--- DESCRIPTION OF THE TASK ---
Return the lines below exactly, from the first line to the line that contains "1080, 1090, 1100, 1110, 1120, 1130, 1140, 1147]". Leave out pictures.

── INFORMATION SUPPLIED

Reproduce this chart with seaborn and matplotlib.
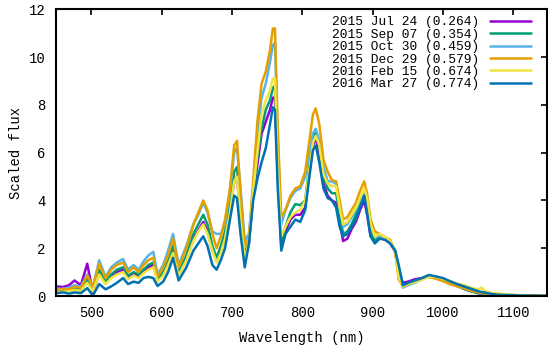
import matplotlib
matplotlib.use("Agg")
import matplotlib.pyplot as plt
import seaborn as sns
import pandas as pd

wavelength = [450, 460, 468, 476, 485, 494, 502, 511, 520, 528,
              536, 545, 552, 560, 567, 574, 581, 588, 594, 602,
              609, 616, 624, 635, 645, 652, 659, 665, 672, 678,
              684, 690, 697, 703, 707, 712, 718, 724, 730, 736,
              742, 748, 754, 758, 761, 765, 770, 776, 783, 790,
              797, 804, 810, 815, 819, 824, 830, 836, 842, 848,
              853, 858, 864, 870, 876, 882, 888, 892, 897, 903,
              910, 918, 925, 932, 937, 943, 950, 960, 970, 980,
              990, 1000, 1010, 1020, 1030, 1040, 1050, 1055, 1060, 1070,
              1080, 1090, 1100, 1110, 1120, 1130, 1140, 1147]

flux_jul24 = [0.40, 0.38, 0.45, 0.65, 0.45, 1.35, 0.15, 0.95, 0.55, 0.85,
              1.00, 1.10, 0.80, 0.95, 0.85, 1.00, 1.20, 1.30, 0.65, 0.95,
              1.40, 1.95, 0.90, 1.55, 2.40, 2.75, 3.10, 2.70, 1.90, 1.50,
              1.90, 2.50, 3.60, 4.80, 5.00, 3.30, 1.60, 2.20, 4.20, 5.50,
              6.80, 7.30, 7.80, 8.30, 8.30, 5.00, 2.10, 2.70, 3.20, 3.40,
              3.40, 3.70, 5.20, 6.30, 6.60, 6.00, 4.70, 4.20, 4.00, 3.90,
              3.10, 2.30, 2.40, 2.80, 3.10, 3.60, 4.00, 3.40, 2.50, 2.30,
              2.45, 2.35, 2.20, 1.85, 1.00, 0.55, 0.60, 0.70, 0.75, 0.85,
              0.78, 0.68, 0.55, 0.43, 0.30, 0.20, 0.12, 0.10, 0.08, 0.06,
              0.05, 0.04, 0.03, 0.03, 0.02, 0.02, 0.01, 0.01]

flux_sep07 = [0.20, 0.22, 0.22, 0.30, 0.28, 0.70, 0.30, 1.10, 0.60, 0.90,
              1.10, 1.20, 0.85, 1.00, 0.90, 1.10, 1.30, 1.40, 0.70, 1.00,
              1.50, 2.10, 1.00, 1.70, 2.60, 3.00, 3.40, 3.00, 2.10, 1.60,
              2.10, 2.70, 3.80, 5.20, 5.40, 3.60, 1.70, 2.30, 4.30, 5.80,
              7.00, 7.80, 8.20, 8.70, 8.80, 5.80, 2.30, 2.90, 3.50, 3.85,
              3.80, 4.00, 5.50, 6.60, 6.90, 6.30, 5.00, 4.50, 4.30, 4.30,
              3.40, 2.60, 2.70, 3.00, 3.40, 3.90, 4.30, 3.80, 2.70, 2.30,
              2.50, 2.40, 2.25, 1.90, 1.00, 0.45, 0.50, 0.60, 0.70, 0.85,
              0.78, 0.70, 0.55, 0.42, 0.30, 0.20, 0.12, 0.10, 0.08, 0.06,
              0.05, 0.04, 0.03, 0.03, 0.02, 0.02, 0.01, 0.01]

flux_oct30 = [0.30, 0.30, 0.35, 0.45, 0.40, 0.90, 0.35, 1.50, 0.80, 1.20,
              1.40, 1.55, 1.10, 1.30, 1.10, 1.45, 1.70, 1.85, 0.90, 1.30,
              1.90, 2.60, 1.30, 2.10, 3.00, 3.40, 3.90, 3.50, 2.70, 2.60,
              2.60, 3.00, 4.40, 6.00, 6.20, 4.50, 2.30, 2.60, 4.50, 6.80,
              8.30, 8.90, 9.80, 10.50, 10.60, 6.50, 3.00, 3.60, 4.10, 4.40,
              4.50, 5.00, 6.00, 6.80, 7.00, 6.50, 5.40, 4.80, 4.80, 4.70,
              3.80, 2.90, 3.00, 3.30, 3.60, 4.00, 4.40, 4.00, 3.00, 2.50,
              2.50, 2.40, 2.30, 1.90, 0.90, 0.35, 0.45, 0.55, 0.70, 0.80,
              0.75, 0.65, 0.50, 0.42, 0.33, 0.25, 0.17, 0.14, 0.11, 0.08,
              0.06, 0.05, 0.04, 0.03, 0.02, 0.02, 0.01, 0.01]

flux_dec29 = [0.25, 0.30, 0.28, 0.38, 0.35, 0.85, 0.40, 1.35, 0.75, 1.10,
              1.30, 1.40, 1.00, 1.20, 1.00, 1.30, 1.50, 1.60, 0.80, 1.20,
              1.70, 2.40, 1.20, 2.00, 3.00, 3.50, 4.00, 3.60, 2.60, 2.00,
              2.50, 3.20, 4.50, 6.30, 6.50, 4.30, 2.10, 2.40, 4.80, 7.30,
              8.90, 9.40, 10.30, 11.20, 11.20, 7.00, 3.30, 3.60, 4.20, 4.50,
              4.60, 5.20, 6.50, 7.60, 7.85, 7.20, 5.70, 5.20, 4.85, 4.80,
              4.00, 3.20, 3.30, 3.60, 3.90, 4.40, 4.80, 4.30, 3.20, 2.70,
              2.60, 2.45, 2.35, 1.80, 0.70, 0.40, 0.50, 0.60, 0.75, 0.80,
              0.72, 0.62, 0.50, 0.40, 0.33, 0.22, 0.15, 0.13, 0.10, 0.08,
              0.06, 0.05, 0.04, 0.03, 0.02, 0.02, 0.01, 0.01]

flux_feb15 = [0.15, 0.18, 0.20, 0.25, 0.22, 0.55, 0.20, 0.90, 0.50, 0.75,
              0.90, 1.00, 0.70, 0.85, 0.75, 0.95, 1.10, 1.20, 0.60, 0.85,
              1.30, 1.80, 0.85, 1.50, 2.30, 2.70, 3.00, 2.60, 1.90, 1.40,
              1.80, 2.40, 3.50, 4.80, 5.00, 3.20, 1.50, 2.30, 4.40, 6.00,
              7.60, 8.20, 8.60, 9.10, 9.10, 5.50, 2.50, 2.90, 3.30, 3.50,
              3.60, 4.00, 5.30, 6.40, 6.70, 6.30, 5.10, 4.70, 4.60, 4.60,
              3.70, 3.00, 3.10, 3.40, 3.70, 4.10, 4.50, 4.10, 3.00, 2.50,
              2.60, 2.45, 2.30, 1.85, 0.80, 0.40, 0.50, 0.58, 0.68, 0.80,
              0.80, 0.72, 0.62, 0.52, 0.45, 0.35, 0.28, 0.35, 0.20, 0.12,
              0.10, 0.07, 0.05, 0.04, 0.03, 0.02, 0.02, 0.01]

flux_mar27 = [0.12, 0.15, 0.10, 0.15, 0.12, 0.33, 0.02, 0.50, 0.28, 0.40,
              0.55, 0.75, 0.50, 0.60, 0.55, 0.75, 0.80, 0.75, 0.42, 0.60,
              1.00, 1.60, 0.65, 1.20, 1.90, 2.20, 2.50, 2.10, 1.30, 1.10,
              1.50, 2.00, 3.20, 4.20, 4.10, 2.60, 1.20, 2.20, 4.00, 4.90,
              5.60, 6.20, 7.20, 7.90, 7.80, 4.50, 1.90, 2.60, 2.90, 3.20,
              3.10, 3.60, 5.00, 6.10, 6.30, 5.60, 4.50, 4.10, 4.00, 3.70,
              2.90, 2.50, 2.60, 2.90, 3.20, 3.70, 4.20, 3.50, 2.50, 2.20,
              2.40, 2.35, 2.20, 1.90, 1.30, 0.45, 0.55, 0.65, 0.75, 0.88,
              0.82, 0.75, 0.62, 0.50, 0.40, 0.30, 0.20, 0.17, 0.14, 0.08,
              0.05, 0.04, 0.03, 0.02, 0.02, 0.02, 0.01, 0.01]

series_labels = ["2015 Jul 24 (0.264)", "2015 Sep 07 (0.354)", "2015 Oct 30 (0.459)",
                 "2015 Dec 29 (0.579)", "2016 Feb 15 (0.674)", "2016 Mar 27 (0.774)"]
series_values = [flux_jul24, flux_sep07, flux_oct30, flux_dec29, flux_feb15, flux_mar27]
colors = ["#9400d3", "#009e73", "#56b4e9", "#e69f00", "#f0e442", "#0072b2"]

x_ticks = [500, 600, 700, 800, 900, 1000, 1100]
y_ticks = [0, 2, 4, 6, 8, 10, 12]

frames = []
for lab, vals in zip(series_labels, series_values):
    frames.append(pd.DataFrame({"Wavelength": wavelength, "Flux": vals, "Epoch": lab}))
df = pd.concat(frames, ignore_index=True)

sns.set_theme(style="white")
mono = ["Liberation Mono", "DejaVu Sans Mono"]
plt.rcParams["font.family"] = mono

fig = plt.figure(figsize=(5.48, 3.49), dpi=100)
ax = fig.add_axes([56.3 / 548, 53 / 349, (546.7 - 56.3) / 548, (296 - 9.3) / 349])

sns.lineplot(data=df, x="Wavelength", y="Flux", hue="Epoch", hue_order=series_labels,
             palette=colors, estimator=None, sort=False, linewidth=1.8, legend=False, ax=ax)

ax.set_xlim(450, 1147.5)
ax.set_ylim(0, 12)
ax.set_xticks(x_ticks)
ax.set_yticks(y_ticks)
ax.set_xlabel("Wavelength (nm)", fontsize=10, color="black", labelpad=8)
ax.set_ylabel("Scaled flux", fontsize=10, color="black", labelpad=4)
ax.tick_params(axis="both", which="both", direction="in", length=4.5, width=1.2,
               top=True, right=True, labelsize=10, colors="black", pad=7)
ax.tick_params(axis="y", pad=8)
for sp in ax.spines.values():
    sp.set_visible(True)
    sp.set_color("black")
    sp.set_linewidth(1.5)

leg = ax.legend(ax.lines[:6], series_labels, loc="upper right",
                bbox_to_anchor=(0.968, 0.976), markerfirst=False, frameon=False,
                fontsize=9.3, handlelength=3.2, handletextpad=0.8, labelspacing=0.03,
                borderaxespad=0, borderpad=0)
for t in leg.get_texts():
    t.set_color("black")

fig.savefig("out.png", dpi=100)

────

--- FINISHED EXERCISE ---
Reproduce this chart with seaborn and matplotlib.
import matplotlib
matplotlib.use("Agg")
import matplotlib.pyplot as plt
import seaborn as sns
import pandas as pd

wavelength = [450, 460, 468, 476, 485, 494, 502, 511, 520, 528,
              536, 545, 552, 560, 567, 574, 581, 588, 594, 602,
              609, 616, 624, 635, 645, 652, 659, 665, 672, 678,
              684, 690, 697, 703, 707, 712, 718, 724, 730, 736,
              742, 748, 754, 758, 761, 765, 770, 776, 783, 790,
              797, 804, 810, 815, 819, 824, 830, 836, 842, 848,
              853, 858, 864, 870, 876, 882, 888, 892, 897, 903,
              910, 918, 925, 932, 937, 943, 950, 960, 970, 980,
              990, 1000, 1010, 1020, 1030, 1040, 1050, 1055, 1060, 1070,
              1080, 1090, 1100, 1110, 1120, 1130, 1140, 1147]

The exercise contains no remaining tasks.